Baca juga: Lima Tahun Jabat Gubernur Cuma Ganti Nama, PDIP Beri Gelar Bapak Perubahan Nama ke Anies Baswedan
"Sekarang Sekda enggak dihargai oleh asistennya. Ini seperti ada sekda bayangan, namanya Sigit," ujarnya.
Prasetyo menyebut, adanya dua kubu di Pemprov DKI ini dikhawatirkan bisa mengganggu kinerja eksekutif.
Pasalnya, pejabat struktural punya fungsi dan tanggung jawabnya masing-masing sesuai dengan tingkat kedudukannya dalam organisasi.
"Di bawah gubernur itu pangkat yang paling tinggi yang mengelola ASN adalah sekda. Sekarang kalau gini gimana mau jalan ini pemerintahan," tuturnya.
Kubu-kubuan di Pemprov DKI mengingatkan dengan adanya geng-gengan di kubu Polri seperti yang sedang ramai belakangan ini terkait kasus pembunuhan Brigadir J.

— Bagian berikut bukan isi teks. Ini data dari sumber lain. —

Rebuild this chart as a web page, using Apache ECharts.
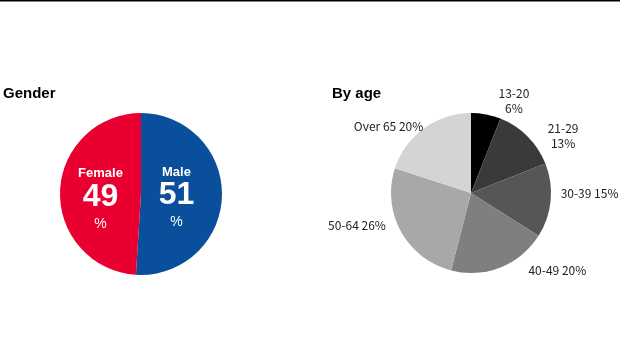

Mantan Kadiv Propam Irjen Ferdy Sambo menjadi otak di balik pembunuhan berencana Brigadir J yang melibatkan dua ajudannya, Bharada E dan Bripka RR, istrinya Putri Candrawathi hingga asisten rumah tangga Kuat Maruf.
Selain itu, Ferdy Sambo juga menggalang puluhan personel polisi yang dekat dengannya untuk membantu menghancurkan tempat kejadian perkara, merusak barang bukti dan menghambat penyidikan.
Sampai saat ini, sudah ada 83 polisi berstatus terperiksa oleh Inspektorat Khsusu (Itsus) yang ditengarai membantu Ferdy Sambo menghambat proses penyidikan.
Irwasum sekaligus Kepala Itsus Polri Komjen Pol Agung Budi Maryoto, mengatakan, sudah ada 35 dari 83 polisi yang terperiksa direkomendasikan ditempatkan di tempat khusus (patsus).
"Kemudian yang saat ini sudah direkomendasikan untuk di tempatkan ke tempat khusus ada 35 orang."
"Sementara orang yang sudah (dilakukan) penempatan khusus ada 18 orang, tiga di antaranya adalah FS, RE dan RR."
"Dari ke-18 orang tersebut, selain FS, RE dan RR, ada 6 di antaranya yang patut diduga melakukan pelanggaran pidana yang berkaitan dengan obstruction of justice," papar Agung, di Mabes Polri, Kebayoran Baru, Jakarta Selatan (19/8/2022).
Indonesia Police Watch (IPW) menyebut kelompok yang membantu Ferdy Sambo dalam pembunuhan Brigadir J dan menghalangi penyidikannya disebut geng mafia di tubuh Polri.
Sebagian di antara geng mafia itu merupakan anggota Satuan Tugas Khusus (Satgasus) yang kini telah dibubarkan.
"Ini yang menjadi catatan saya, bahwa di dalam kepolisian diduga terdapat geng mafia, yang memiliki kekuasaan yang cukup besar atas kewenangan yang diberikan tetapi kemudian wewenang tersebut disalahgunakan."
"Kami mendeteksi bahwa beberapa nama tersebut masuk di dalam satu tim yang dinamakan Satgasus, ini diketuai Ferdy Sambo dan beberapa orang juga terlibat," kata Sugeng dalam program Kacamata Hukum Tribunnews, Senin (8/8/2022).
Sementara, Menko Polhukam, Mahfud MD menyebut geng yang dikomandoi Ferdy Sambo itu sebagai "mabes di dalam mabes."
Artinya ada kubu di markas besar (Mabes) Polri yang pada kasus pembunuhan Brigadir J berkomplot dengan Ferdy Sambo.
"Itu bagian dari psikopolitis. Politis adanya mabes di dalam mabes itu yang punya aliansi sendiri-sendiri," kata Mahfud MD di acara Kompas Petang Kompas TV, Minggu (7/8/2022).